++++ TASK INPUT

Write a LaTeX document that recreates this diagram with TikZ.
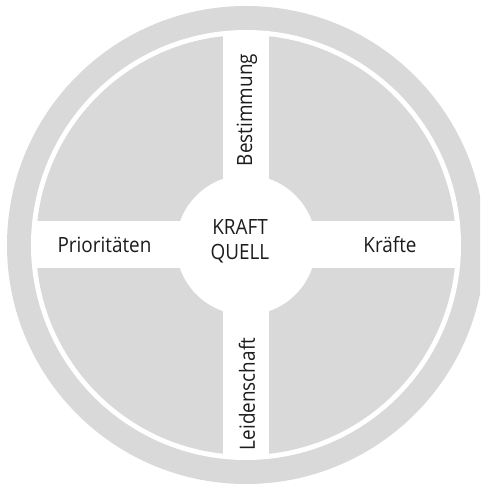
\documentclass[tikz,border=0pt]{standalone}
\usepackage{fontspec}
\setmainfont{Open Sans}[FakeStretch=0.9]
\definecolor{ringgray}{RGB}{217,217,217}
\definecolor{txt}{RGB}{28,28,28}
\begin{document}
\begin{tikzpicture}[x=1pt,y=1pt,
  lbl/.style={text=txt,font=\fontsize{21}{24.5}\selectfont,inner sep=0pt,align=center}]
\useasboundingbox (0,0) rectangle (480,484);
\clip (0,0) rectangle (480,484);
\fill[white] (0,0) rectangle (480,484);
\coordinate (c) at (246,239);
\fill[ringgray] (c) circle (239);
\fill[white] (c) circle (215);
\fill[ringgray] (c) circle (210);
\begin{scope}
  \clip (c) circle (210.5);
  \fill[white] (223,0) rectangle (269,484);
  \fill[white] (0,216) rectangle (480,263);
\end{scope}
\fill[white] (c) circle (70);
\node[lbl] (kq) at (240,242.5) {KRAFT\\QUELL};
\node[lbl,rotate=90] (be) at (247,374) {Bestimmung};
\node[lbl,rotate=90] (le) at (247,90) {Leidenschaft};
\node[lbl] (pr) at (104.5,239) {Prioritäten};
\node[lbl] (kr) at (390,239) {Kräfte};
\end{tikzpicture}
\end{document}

++++++++
++++ TASK INPUT

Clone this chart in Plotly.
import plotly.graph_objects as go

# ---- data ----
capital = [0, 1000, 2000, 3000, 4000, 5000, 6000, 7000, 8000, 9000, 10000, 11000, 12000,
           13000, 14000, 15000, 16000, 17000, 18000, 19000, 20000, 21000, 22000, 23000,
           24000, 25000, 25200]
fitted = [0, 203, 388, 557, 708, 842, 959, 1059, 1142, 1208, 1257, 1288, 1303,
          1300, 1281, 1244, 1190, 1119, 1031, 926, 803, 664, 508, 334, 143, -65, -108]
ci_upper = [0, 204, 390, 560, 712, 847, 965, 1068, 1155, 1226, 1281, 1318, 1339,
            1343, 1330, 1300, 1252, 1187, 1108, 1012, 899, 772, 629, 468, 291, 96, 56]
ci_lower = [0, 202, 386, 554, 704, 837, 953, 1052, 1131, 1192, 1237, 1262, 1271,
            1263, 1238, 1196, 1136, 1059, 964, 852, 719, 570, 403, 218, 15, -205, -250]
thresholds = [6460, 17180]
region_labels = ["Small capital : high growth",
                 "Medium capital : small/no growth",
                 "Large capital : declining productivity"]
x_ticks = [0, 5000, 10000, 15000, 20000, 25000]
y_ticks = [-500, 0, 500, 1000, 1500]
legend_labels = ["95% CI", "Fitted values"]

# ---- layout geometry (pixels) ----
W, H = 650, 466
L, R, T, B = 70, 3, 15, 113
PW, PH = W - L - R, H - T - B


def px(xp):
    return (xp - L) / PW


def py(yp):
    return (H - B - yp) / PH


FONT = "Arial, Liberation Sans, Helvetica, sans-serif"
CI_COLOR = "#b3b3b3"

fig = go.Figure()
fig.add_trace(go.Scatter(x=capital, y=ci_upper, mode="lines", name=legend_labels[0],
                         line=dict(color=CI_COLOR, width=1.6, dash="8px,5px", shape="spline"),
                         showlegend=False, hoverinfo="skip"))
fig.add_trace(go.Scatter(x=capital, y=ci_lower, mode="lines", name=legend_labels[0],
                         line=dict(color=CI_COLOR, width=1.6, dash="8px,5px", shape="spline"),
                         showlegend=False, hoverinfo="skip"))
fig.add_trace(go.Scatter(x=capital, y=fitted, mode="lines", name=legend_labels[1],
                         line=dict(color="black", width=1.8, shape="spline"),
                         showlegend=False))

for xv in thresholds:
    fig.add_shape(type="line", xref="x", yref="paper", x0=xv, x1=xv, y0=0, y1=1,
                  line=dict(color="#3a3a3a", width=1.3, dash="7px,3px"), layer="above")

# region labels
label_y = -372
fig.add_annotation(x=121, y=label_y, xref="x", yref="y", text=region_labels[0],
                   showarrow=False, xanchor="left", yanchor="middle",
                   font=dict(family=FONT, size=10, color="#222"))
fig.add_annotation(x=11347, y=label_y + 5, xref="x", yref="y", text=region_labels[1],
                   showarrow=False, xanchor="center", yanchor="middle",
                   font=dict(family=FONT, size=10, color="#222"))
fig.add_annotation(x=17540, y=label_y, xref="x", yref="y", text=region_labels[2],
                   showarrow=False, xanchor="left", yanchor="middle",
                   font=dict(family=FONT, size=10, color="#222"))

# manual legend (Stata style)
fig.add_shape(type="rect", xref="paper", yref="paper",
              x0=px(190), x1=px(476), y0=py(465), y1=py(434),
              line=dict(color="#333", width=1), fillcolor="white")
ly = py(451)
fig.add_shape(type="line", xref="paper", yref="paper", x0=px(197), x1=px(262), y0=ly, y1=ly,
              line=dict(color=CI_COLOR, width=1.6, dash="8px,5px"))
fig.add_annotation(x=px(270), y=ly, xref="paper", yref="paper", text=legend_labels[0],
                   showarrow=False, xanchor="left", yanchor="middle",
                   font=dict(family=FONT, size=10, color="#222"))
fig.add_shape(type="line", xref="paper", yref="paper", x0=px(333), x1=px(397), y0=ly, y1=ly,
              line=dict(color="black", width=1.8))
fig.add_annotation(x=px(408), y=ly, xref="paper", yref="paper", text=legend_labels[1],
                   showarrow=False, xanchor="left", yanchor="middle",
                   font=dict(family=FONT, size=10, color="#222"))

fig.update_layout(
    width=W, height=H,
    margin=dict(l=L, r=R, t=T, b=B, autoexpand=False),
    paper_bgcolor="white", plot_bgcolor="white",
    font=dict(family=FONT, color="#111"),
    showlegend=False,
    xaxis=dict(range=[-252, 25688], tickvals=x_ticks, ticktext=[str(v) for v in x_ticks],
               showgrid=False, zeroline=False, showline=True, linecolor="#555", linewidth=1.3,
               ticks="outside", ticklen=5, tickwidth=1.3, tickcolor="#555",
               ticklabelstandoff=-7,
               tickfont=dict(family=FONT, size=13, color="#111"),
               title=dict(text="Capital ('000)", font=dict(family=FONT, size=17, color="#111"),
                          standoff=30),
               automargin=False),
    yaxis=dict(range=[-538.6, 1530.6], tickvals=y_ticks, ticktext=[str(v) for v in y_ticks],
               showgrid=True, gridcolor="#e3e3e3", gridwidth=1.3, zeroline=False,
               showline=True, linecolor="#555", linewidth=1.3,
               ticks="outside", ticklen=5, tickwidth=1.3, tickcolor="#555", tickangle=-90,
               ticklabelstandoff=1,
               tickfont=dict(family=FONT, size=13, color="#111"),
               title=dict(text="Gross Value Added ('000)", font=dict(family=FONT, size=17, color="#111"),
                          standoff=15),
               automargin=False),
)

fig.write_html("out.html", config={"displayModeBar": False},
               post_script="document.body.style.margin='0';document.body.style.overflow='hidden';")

++++++++
++++ TASK INPUT

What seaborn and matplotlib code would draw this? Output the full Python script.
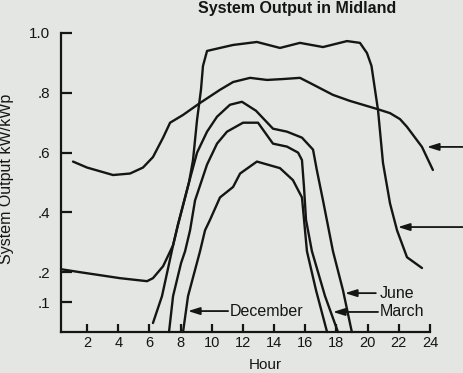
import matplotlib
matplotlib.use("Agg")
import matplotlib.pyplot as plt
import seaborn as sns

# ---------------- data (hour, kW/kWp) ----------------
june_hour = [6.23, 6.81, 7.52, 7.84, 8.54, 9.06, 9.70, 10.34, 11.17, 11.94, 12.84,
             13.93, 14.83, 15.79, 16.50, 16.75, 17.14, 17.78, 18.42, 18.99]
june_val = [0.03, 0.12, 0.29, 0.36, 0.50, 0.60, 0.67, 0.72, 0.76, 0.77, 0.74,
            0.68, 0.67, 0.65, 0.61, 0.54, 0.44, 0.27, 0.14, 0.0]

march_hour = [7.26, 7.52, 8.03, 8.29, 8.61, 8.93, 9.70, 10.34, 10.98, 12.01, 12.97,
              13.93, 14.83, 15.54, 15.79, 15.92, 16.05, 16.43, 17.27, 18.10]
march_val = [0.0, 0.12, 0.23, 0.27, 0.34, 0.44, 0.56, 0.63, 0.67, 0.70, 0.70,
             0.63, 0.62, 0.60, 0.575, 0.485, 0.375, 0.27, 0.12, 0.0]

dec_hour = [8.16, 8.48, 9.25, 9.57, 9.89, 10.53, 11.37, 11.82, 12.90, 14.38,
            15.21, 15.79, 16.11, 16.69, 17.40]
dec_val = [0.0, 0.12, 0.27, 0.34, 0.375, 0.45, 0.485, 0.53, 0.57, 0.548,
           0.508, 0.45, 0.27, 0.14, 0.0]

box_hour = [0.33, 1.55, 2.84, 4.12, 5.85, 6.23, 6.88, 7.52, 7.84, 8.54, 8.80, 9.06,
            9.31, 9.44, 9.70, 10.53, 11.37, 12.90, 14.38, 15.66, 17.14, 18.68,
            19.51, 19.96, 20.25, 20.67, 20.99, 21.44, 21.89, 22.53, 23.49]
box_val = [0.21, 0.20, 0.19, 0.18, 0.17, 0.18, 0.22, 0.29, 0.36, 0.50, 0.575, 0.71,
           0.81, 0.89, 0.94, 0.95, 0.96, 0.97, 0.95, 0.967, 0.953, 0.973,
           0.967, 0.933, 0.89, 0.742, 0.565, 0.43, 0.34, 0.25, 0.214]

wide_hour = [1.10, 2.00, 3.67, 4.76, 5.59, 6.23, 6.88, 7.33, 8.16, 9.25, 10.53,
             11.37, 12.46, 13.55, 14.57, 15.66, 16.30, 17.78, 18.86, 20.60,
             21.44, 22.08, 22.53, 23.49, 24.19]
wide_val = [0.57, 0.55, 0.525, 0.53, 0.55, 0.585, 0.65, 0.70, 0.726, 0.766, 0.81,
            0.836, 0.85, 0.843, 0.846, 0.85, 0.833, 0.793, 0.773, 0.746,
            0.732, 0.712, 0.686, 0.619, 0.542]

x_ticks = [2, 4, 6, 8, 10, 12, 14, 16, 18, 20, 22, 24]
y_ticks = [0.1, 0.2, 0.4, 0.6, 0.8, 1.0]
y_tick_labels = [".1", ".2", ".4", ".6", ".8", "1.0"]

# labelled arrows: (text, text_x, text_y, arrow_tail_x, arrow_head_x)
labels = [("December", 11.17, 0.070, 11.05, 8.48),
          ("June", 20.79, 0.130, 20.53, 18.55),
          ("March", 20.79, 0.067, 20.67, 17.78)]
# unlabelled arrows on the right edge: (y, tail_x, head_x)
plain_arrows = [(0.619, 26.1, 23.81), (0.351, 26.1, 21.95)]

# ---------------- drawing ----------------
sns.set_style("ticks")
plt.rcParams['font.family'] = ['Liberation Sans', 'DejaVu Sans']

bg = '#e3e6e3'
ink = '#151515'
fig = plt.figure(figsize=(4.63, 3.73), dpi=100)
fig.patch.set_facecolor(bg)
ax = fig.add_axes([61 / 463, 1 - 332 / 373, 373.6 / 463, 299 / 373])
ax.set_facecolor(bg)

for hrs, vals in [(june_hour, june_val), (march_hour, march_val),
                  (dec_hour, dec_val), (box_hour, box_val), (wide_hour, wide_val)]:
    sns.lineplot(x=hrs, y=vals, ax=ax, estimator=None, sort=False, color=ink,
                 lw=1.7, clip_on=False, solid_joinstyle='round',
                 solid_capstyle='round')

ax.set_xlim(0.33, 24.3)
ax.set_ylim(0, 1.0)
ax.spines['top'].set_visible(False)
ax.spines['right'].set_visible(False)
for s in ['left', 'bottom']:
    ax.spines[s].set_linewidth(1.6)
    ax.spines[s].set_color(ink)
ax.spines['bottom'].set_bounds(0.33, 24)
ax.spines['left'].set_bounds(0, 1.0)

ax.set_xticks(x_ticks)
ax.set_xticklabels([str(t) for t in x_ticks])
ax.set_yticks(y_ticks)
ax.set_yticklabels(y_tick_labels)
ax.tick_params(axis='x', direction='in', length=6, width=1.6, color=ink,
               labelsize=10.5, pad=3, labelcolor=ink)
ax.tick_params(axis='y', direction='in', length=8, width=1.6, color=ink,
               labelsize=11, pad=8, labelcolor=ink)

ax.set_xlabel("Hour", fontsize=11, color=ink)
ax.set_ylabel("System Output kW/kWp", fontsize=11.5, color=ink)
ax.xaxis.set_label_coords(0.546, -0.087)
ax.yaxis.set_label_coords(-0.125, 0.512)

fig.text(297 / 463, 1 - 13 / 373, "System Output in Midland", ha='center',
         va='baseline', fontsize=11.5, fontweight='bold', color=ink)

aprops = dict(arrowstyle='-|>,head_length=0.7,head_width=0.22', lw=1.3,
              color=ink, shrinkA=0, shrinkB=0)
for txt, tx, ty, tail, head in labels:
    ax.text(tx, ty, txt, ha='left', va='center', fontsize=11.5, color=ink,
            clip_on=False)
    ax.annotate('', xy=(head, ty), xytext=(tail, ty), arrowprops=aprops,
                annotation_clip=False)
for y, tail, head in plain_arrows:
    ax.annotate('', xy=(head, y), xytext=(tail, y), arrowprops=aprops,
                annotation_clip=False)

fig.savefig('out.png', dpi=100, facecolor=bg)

++++++++

PROBLEM STATEMENT →
State the number of lines that contain the string "seaborn", with no other words.

SOLVED EXERCISE →
2